*What to produce*: Nothing but the lines from the top of the data to the line holding "import plotly.graph_objects as go" should be printed, word for word and both ends included; leave the pictures out.

--------------------------------------------------

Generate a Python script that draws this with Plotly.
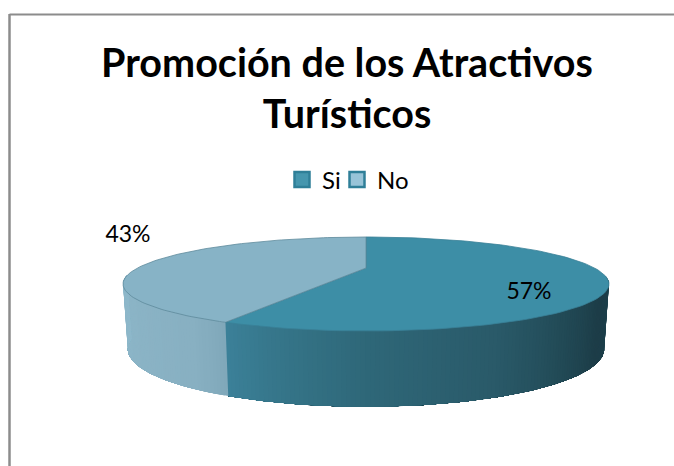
import numpy as np
import plotly.graph_objects as go

TITLE = "Promoción de los Atractivos<br>Turísticos"
categories = ["Si", "No"]
shares = [57, 43]
top_colors = ["#3D8EA6", "#87B3C6"]
swatch_colors = ["#4596AE", "#98C4D8"]
swatch_edges = ["#2F7F98", "#2F7F98"]
rim_colors = ["#3A8097", "#5E8A9C"]
label_xy = [(529, 293), (128, 236)]
FONT = "Lato"

# projected-circle geometry of the 3D pie
CX, K = 366, 0.34
TOP = dict(cy=268.0, a=228.5, b=41.55)
BOT = dict(cy=329.4, a=224.0, b=51.0)

# wall shading: (theta in degrees clockwise from 12 o'clock, colour)
wall_stops = [
    (100, (31, 68, 80)), (125, (29, 61, 72)), (140, (34, 74, 86)),
    (157, (42, 90, 105)), (180, (47, 104, 121)), (195, (54, 118, 138)),
    (205.2, (60, 129, 153)), (205.21, (128, 168, 186)), (212, (136, 176, 194)),
    (260, (143, 185, 203)),
]


def project(theta_deg, g):
    t = np.radians(theta_deg)
    u, v = np.sin(t), np.cos(t)
    d = 1 + K * v
    return CX + g["a"] * u / d, g["cy"] - g["b"] * v / d


def wall_color(theta):
    ths = [s[0] for s in wall_stops]
    rgb = [np.interp(theta, ths, [s[1][i] for s in wall_stops]) for i in range(3)]
    return "rgb(%d,%d,%d)" % tuple(rgb)


fig = go.Figure()

# side wall: overlapping strips painted so that no seams show
angles = np.cumsum([0] + [s / sum(shares) * 360 for s in shares])
split = angles[1]
for lo, hi, n in [(100.0, split, 130), (split, 260.0, 70)]:
    edges = np.linspace(lo, hi, n + 1)
    for j in range(n):
        t0, t1 = edges[j], hi
        ts = np.linspace(t0, t1, max(3, n - j + 2))
        xt, yt = project(ts, TOP)
        xb, yb = project(ts[::-1], BOT)
        fig.add_trace(go.Scatter(
            x=np.concatenate([xt, xb, xt[:1]]), y=np.concatenate([yt, yb, yt[:1]]),
            mode="lines", fill="toself", fillcolor=wall_color(edges[j] + (hi - lo) / n / 2),
            line=dict(width=0), hoverinfo="skip", showlegend=False))

# top face wedges
for i, name in enumerate(categories):
    ts = np.linspace(angles[i], angles[i + 1], 120)
    xs, ys = project(ts, TOP)
    fig.add_trace(go.Scatter(
        x=np.concatenate([[CX], xs, [CX]]), y=np.concatenate([[TOP["cy"]], ys, [TOP["cy"]]]),
        mode="lines", fill="toself", fillcolor=top_colors[i],
        line=dict(color=rim_colors[i], width=0.8),
        name=name, hoverinfo="skip", showlegend=False))

# legend entries (one legend per entry so each can be placed on its own)
for i, name in enumerate(categories):
    fig.add_trace(go.Scatter(
        x=[None], y=[None], mode="markers", name=name,
        legend="legend" if i == 0 else "legend2",
        marker=dict(symbol="square", size=15, color=swatch_colors[i],
                    line=dict(color=swatch_edges[i], width=2.5))))

# percent labels
fig.add_trace(go.Scatter(
    x=[p[0] for p in label_xy], y=[p[1] for p in label_xy],
    text=["%d%%" % s for s in shares], mode="text",
    textfont=dict(family=FONT, size=23, color="#000000"),
    hoverinfo="skip", showlegend=False))

legend_base = dict(orientation="h", y=1 - 180 / 466, xanchor="left", yanchor="middle",
                   font=dict(family=FONT, size=24, color="#000000"), itemwidth=30,
                   bgcolor="rgba(0,0,0,0)", itemclick=False, itemdoubleclick=False)

fig.update_layout(
    width=674, height=466, autosize=False,
    margin=dict(l=0, r=0, t=0, b=0),
    paper_bgcolor="#FFFFFF", plot_bgcolor="rgba(0,0,0,0)",
    font=dict(family=FONT, color="#000000"),
    title=dict(text="<b>%s</b>" % TITLE, x=347 / 674, xanchor="center",
               y=1 - 76.5 / 466, yanchor="middle",
               font=dict(family=FONT, size=39.5, color="#000000")),
    xaxis=dict(range=[0, 674], visible=False, domain=[0, 1], fixedrange=True),
    yaxis=dict(range=[466, 0], visible=False, domain=[0, 1], fixedrange=True),
    legend=dict(legend_base, x=282 / 674),
    legend2=dict(legend_base, x=337 / 674),
    shapes=[dict(type="line", xref="x", yref="y", x0=9.5, y0=14.5, x1=674, y1=14.5,
                 line=dict(color="#8C8C8C", width=2), layer="below"),
            dict(type="line", xref="x", yref="y", x0=9.5, y0=14, x1=9.5, y1=466,
                 line=dict(color="#8C8C8C", width=2.5), layer="below")],
)
fig.write_html("out.html", config={"displayModeBar": False},
               post_script="document.body.style.margin='0';document.body.style.overflow='hidden';")
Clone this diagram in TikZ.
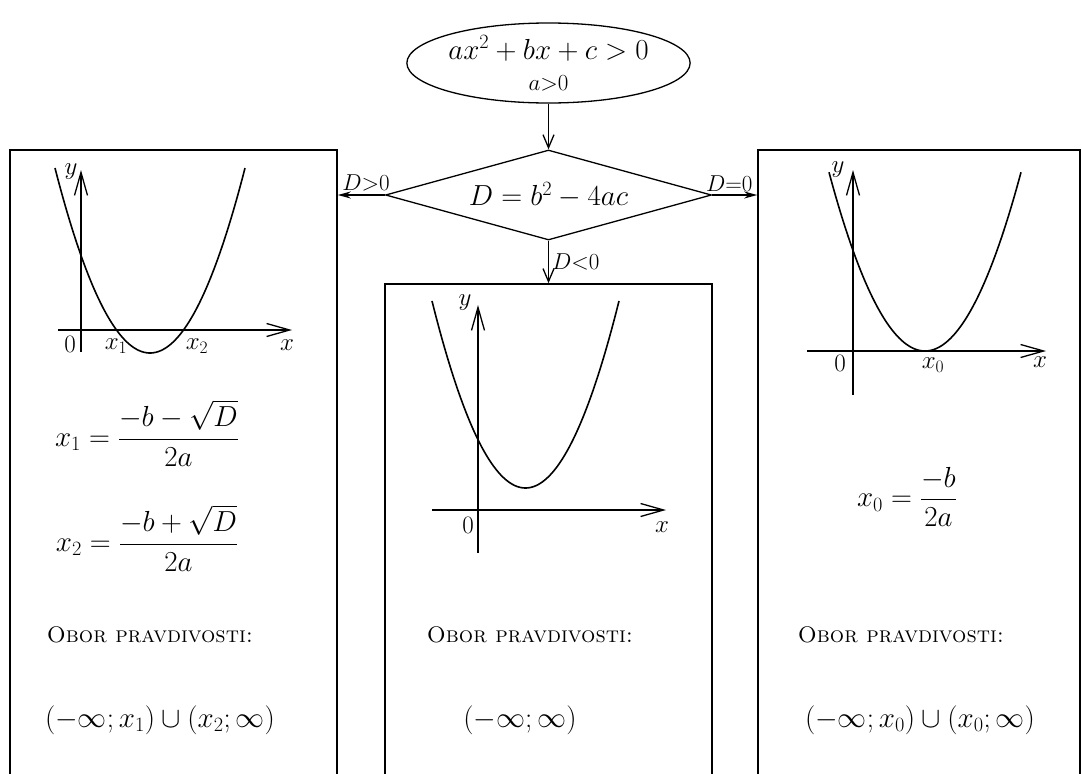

--------------------------------------------------

*Output of the exercise*:
Generate a Python script that draws this with Plotly.
import numpy as np
import plotly.graph_objects as go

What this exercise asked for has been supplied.